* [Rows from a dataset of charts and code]

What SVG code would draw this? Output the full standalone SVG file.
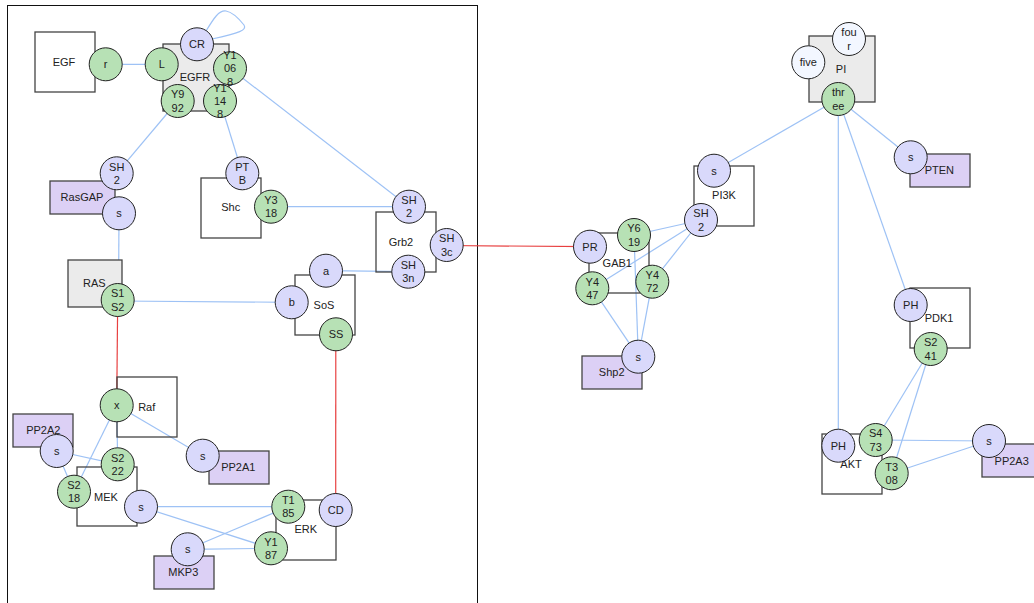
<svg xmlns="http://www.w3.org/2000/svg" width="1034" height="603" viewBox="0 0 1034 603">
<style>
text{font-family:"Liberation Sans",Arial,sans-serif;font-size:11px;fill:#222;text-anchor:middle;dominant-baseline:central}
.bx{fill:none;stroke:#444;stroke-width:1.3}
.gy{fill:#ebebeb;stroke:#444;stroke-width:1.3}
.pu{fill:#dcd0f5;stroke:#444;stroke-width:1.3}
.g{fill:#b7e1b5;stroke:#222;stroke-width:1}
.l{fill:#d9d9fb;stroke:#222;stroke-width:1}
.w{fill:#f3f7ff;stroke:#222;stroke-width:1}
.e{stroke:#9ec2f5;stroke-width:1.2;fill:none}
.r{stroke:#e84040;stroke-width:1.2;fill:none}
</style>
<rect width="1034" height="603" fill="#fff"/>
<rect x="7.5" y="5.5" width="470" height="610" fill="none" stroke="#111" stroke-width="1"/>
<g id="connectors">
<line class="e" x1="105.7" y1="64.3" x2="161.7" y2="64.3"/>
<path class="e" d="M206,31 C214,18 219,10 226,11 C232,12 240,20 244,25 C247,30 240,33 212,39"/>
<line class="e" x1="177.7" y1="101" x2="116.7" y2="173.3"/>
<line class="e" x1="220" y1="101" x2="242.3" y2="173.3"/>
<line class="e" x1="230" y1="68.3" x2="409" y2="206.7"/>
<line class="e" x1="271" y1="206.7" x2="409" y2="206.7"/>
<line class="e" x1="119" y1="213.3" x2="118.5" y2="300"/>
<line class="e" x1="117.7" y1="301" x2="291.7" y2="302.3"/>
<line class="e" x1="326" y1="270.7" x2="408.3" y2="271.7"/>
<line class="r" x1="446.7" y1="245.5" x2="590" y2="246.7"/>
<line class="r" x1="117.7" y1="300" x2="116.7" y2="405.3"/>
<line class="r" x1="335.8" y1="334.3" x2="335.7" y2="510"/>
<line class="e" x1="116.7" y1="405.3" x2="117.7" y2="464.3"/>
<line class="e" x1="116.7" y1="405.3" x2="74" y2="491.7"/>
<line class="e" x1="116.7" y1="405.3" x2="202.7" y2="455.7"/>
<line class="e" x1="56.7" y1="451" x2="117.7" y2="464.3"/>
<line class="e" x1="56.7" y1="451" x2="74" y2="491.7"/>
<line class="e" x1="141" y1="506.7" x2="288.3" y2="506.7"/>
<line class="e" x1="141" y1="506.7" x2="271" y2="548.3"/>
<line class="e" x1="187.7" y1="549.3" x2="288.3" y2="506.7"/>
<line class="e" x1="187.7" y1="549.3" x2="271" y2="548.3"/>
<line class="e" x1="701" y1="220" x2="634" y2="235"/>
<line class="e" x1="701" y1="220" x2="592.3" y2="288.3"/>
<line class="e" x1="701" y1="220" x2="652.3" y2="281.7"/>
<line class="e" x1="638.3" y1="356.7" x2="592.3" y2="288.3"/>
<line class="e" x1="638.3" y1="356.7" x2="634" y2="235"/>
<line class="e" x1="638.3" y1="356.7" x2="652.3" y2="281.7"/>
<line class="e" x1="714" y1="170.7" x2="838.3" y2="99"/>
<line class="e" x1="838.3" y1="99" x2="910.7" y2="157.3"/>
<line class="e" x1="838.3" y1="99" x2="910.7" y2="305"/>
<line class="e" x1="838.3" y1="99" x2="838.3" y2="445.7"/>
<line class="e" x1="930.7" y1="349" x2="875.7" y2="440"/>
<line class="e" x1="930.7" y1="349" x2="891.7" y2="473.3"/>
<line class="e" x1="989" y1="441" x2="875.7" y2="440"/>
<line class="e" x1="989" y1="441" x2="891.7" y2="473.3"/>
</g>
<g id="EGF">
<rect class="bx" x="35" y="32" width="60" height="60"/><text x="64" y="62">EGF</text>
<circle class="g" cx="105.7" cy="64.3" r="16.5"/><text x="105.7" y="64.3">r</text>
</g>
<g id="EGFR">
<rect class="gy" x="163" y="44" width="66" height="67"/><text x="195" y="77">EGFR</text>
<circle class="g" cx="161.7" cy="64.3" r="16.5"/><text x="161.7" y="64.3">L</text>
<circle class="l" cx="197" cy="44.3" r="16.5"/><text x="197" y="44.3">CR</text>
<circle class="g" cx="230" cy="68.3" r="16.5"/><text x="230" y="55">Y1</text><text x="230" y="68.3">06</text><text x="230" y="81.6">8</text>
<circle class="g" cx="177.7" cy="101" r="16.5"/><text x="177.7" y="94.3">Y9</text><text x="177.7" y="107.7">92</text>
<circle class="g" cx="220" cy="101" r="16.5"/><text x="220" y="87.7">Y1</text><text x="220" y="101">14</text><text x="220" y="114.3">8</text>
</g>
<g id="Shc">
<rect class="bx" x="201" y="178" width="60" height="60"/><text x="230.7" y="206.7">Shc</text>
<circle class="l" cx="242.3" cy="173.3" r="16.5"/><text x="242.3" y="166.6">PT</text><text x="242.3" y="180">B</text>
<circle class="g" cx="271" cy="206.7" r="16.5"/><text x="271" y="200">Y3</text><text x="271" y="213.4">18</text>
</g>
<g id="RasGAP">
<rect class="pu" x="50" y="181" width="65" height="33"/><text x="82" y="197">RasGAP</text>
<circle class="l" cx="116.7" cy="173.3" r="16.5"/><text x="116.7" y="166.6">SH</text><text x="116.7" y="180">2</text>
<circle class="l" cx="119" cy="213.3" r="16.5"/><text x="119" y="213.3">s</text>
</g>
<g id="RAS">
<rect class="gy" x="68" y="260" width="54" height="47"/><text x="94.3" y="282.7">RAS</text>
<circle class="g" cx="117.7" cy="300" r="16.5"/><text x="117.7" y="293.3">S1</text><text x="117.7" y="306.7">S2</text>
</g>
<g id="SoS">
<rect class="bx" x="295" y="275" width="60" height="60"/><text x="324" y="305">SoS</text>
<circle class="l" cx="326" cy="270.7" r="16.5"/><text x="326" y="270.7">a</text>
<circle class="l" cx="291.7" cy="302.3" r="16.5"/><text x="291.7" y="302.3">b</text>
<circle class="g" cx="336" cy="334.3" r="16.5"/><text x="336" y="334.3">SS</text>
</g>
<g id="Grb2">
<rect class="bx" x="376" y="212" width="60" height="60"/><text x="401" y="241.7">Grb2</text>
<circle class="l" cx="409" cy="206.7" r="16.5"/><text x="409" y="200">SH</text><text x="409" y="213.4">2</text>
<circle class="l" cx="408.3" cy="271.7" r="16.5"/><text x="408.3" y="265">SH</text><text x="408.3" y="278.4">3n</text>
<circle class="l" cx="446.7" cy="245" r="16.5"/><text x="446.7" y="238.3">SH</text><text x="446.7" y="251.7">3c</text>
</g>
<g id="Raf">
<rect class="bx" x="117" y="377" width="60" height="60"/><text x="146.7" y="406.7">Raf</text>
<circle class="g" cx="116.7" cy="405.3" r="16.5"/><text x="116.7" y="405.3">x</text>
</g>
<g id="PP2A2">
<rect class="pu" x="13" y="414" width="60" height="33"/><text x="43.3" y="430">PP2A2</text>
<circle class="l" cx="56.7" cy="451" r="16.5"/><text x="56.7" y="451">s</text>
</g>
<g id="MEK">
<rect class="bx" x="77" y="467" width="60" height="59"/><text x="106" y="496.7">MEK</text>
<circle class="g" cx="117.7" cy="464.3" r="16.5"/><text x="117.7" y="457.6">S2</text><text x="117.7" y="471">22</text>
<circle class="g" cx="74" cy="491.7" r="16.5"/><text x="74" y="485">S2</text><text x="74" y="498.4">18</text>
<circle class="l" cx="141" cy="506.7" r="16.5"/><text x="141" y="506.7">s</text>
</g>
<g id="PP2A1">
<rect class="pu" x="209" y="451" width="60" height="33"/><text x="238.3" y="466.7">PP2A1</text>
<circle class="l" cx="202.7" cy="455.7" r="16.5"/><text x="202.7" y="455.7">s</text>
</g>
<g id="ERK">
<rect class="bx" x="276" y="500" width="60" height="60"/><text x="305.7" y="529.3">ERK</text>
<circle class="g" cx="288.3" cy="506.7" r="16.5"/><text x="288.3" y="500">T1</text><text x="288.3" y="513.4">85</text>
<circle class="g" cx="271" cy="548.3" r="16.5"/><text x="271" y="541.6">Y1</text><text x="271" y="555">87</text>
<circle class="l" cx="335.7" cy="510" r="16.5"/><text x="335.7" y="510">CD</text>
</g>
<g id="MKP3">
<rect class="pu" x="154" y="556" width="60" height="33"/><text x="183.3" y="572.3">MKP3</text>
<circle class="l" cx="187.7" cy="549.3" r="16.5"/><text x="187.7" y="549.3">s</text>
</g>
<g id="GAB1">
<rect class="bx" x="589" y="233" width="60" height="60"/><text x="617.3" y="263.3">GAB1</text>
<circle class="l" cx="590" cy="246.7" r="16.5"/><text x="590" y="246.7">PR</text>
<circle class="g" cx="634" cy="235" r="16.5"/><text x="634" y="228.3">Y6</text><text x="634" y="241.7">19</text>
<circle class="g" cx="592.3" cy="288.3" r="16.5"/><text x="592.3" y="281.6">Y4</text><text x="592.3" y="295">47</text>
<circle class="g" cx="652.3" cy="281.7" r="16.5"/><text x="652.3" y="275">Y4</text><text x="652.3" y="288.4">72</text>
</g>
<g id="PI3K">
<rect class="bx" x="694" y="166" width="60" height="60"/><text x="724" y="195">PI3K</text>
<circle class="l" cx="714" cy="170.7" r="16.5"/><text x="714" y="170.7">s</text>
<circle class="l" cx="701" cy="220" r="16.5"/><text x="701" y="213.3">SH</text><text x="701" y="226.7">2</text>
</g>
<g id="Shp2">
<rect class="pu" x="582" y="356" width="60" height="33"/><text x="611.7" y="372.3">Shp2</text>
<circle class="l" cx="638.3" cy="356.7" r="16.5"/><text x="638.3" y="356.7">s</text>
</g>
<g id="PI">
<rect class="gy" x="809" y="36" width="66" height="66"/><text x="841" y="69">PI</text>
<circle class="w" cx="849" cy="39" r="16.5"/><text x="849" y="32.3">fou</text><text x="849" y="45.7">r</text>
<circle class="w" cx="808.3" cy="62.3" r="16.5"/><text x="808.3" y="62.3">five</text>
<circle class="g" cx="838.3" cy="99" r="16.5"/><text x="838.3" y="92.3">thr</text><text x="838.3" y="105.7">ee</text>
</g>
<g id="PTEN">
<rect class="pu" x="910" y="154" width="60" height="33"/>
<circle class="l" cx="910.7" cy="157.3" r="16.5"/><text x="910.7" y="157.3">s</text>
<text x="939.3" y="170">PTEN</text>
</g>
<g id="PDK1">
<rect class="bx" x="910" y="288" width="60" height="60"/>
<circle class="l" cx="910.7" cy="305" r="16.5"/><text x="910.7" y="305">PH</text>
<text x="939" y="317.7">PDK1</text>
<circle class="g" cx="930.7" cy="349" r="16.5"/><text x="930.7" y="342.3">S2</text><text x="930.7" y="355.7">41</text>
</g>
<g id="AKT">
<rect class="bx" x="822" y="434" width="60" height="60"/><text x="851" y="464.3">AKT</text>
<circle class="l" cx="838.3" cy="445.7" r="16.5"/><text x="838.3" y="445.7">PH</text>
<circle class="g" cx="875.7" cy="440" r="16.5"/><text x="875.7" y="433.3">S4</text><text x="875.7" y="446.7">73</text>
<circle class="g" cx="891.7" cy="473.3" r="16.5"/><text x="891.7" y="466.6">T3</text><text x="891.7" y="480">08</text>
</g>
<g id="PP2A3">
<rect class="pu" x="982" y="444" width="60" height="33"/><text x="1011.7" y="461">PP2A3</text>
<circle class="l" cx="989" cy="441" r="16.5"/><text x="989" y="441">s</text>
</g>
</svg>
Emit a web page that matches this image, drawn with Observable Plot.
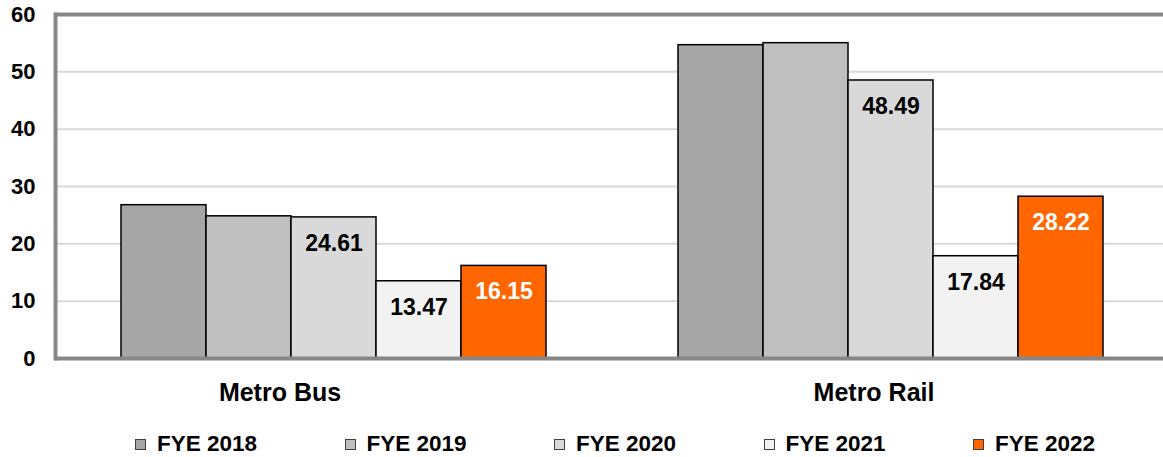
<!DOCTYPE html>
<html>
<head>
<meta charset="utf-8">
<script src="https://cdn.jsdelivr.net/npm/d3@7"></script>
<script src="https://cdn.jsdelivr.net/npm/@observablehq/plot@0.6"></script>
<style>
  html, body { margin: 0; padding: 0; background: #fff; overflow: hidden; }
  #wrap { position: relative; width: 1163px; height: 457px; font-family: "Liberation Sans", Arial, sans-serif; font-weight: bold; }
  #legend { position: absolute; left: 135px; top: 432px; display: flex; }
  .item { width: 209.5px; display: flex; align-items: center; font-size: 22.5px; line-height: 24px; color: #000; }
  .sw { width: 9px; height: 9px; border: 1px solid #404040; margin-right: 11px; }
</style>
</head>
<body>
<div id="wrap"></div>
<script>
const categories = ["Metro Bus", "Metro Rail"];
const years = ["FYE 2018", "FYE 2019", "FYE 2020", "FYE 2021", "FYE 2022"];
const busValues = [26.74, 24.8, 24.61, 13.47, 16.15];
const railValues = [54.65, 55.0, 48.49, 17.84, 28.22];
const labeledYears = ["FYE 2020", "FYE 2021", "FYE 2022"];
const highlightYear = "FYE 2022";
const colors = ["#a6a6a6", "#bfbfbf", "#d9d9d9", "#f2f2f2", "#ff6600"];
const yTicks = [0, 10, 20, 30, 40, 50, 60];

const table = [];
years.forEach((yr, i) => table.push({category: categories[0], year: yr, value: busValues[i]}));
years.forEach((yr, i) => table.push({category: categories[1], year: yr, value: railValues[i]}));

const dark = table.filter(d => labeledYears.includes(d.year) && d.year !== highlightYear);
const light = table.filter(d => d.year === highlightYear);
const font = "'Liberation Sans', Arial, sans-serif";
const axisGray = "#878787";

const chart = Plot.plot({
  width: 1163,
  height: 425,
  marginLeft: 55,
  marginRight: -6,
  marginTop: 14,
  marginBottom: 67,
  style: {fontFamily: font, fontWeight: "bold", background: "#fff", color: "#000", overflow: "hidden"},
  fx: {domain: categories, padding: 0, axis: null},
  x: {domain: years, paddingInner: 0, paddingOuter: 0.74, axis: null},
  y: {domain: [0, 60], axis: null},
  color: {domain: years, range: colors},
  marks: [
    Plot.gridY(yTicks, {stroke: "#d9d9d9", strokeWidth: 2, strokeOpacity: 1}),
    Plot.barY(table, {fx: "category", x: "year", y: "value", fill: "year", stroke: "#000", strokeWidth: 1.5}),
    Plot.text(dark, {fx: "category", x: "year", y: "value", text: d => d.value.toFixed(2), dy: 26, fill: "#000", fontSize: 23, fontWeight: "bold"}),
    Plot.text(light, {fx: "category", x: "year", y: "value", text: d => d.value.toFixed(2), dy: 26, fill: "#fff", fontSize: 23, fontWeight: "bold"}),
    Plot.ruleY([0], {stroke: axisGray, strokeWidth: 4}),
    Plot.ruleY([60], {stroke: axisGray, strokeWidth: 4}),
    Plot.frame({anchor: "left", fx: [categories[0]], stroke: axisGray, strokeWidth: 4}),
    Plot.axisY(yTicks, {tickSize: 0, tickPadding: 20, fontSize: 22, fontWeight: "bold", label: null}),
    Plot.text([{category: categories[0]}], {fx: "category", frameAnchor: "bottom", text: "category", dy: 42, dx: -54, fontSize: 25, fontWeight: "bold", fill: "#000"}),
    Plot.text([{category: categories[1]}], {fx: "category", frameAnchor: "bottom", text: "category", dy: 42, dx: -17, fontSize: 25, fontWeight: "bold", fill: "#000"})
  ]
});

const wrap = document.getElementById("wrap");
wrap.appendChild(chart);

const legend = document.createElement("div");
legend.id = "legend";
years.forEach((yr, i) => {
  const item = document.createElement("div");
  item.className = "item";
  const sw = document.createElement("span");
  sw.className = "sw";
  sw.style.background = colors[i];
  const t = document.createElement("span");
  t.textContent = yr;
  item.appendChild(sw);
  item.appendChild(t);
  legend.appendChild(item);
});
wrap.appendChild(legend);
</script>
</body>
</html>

* [Request]
Every line containing the string "this" must be listed.

* [Task result]
What SVG code would draw this? Output the full standalone SVG file.
Emit a web page that matches this image, drawn with Observable Plot.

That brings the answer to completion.